* **SHORT EXERCISE**: Each line containing the word "this" should be found and copied.

Code that draws figures
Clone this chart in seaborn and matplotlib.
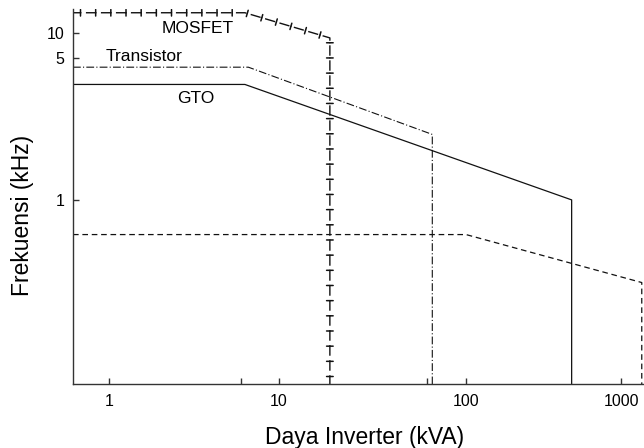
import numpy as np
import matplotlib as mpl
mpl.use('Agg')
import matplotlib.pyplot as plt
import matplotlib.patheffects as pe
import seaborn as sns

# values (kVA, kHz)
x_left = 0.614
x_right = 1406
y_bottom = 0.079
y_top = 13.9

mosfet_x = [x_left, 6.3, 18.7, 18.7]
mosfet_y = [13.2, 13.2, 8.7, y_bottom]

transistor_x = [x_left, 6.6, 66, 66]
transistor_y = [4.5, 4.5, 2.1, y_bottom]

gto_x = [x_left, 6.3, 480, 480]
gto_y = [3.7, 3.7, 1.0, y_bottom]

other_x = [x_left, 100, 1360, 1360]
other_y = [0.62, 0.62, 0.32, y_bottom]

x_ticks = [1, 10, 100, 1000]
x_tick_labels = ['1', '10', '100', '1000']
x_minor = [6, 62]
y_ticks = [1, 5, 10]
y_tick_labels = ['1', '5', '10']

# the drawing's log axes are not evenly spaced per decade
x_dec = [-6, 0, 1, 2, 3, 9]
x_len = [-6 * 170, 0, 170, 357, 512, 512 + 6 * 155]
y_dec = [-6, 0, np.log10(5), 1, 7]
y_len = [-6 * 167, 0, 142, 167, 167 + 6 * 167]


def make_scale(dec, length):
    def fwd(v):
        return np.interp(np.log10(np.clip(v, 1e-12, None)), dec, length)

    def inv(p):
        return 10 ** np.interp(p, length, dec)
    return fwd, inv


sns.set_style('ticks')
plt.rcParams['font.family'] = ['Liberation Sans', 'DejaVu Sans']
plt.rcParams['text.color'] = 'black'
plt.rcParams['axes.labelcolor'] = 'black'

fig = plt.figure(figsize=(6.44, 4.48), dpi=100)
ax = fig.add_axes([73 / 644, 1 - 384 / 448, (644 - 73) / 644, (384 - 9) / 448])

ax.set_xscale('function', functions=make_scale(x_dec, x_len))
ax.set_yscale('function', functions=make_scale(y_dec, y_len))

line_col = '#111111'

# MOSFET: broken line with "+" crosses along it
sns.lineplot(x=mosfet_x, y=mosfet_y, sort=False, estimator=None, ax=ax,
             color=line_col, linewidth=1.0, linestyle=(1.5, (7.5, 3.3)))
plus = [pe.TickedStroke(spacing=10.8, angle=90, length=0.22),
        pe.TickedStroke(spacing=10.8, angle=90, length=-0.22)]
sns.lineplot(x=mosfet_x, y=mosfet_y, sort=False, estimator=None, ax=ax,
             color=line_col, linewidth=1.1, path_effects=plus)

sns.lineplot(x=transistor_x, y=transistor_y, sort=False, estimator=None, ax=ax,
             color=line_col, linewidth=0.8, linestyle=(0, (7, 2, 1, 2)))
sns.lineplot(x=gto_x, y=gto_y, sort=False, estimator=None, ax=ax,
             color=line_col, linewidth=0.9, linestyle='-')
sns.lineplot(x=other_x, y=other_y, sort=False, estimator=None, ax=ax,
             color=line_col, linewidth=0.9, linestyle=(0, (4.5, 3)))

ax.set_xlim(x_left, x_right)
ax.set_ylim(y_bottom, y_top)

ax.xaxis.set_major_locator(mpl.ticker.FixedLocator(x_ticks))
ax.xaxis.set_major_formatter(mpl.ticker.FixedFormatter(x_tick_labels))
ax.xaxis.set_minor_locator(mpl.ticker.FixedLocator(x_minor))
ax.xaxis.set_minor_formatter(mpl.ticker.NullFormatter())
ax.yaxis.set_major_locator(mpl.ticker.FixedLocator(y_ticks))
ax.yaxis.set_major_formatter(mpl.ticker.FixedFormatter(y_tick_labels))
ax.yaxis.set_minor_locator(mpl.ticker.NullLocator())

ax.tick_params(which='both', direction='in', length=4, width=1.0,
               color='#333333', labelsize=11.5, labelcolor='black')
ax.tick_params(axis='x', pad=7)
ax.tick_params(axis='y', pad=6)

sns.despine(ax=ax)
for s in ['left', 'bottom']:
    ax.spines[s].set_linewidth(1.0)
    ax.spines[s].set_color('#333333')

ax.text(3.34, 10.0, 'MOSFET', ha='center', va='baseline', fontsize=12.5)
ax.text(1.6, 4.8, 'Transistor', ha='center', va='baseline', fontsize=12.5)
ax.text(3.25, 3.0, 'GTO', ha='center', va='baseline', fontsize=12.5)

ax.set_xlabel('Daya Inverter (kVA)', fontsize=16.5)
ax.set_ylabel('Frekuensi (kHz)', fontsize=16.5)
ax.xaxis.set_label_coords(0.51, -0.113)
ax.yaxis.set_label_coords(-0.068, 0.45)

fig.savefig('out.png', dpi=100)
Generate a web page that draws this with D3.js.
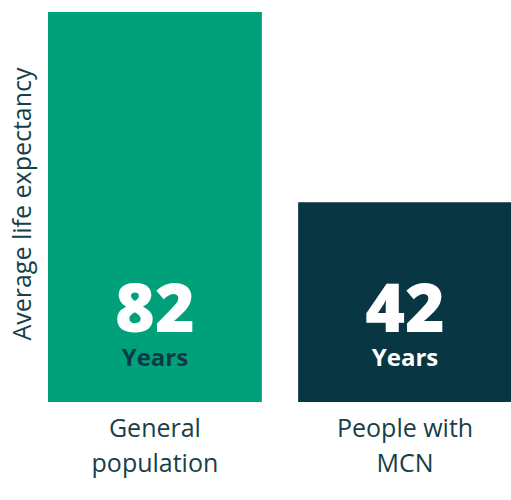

* **SOLVED EXERCISE**:
Clone this chart in seaborn and matplotlib.
Generate a web page that draws this with D3.js.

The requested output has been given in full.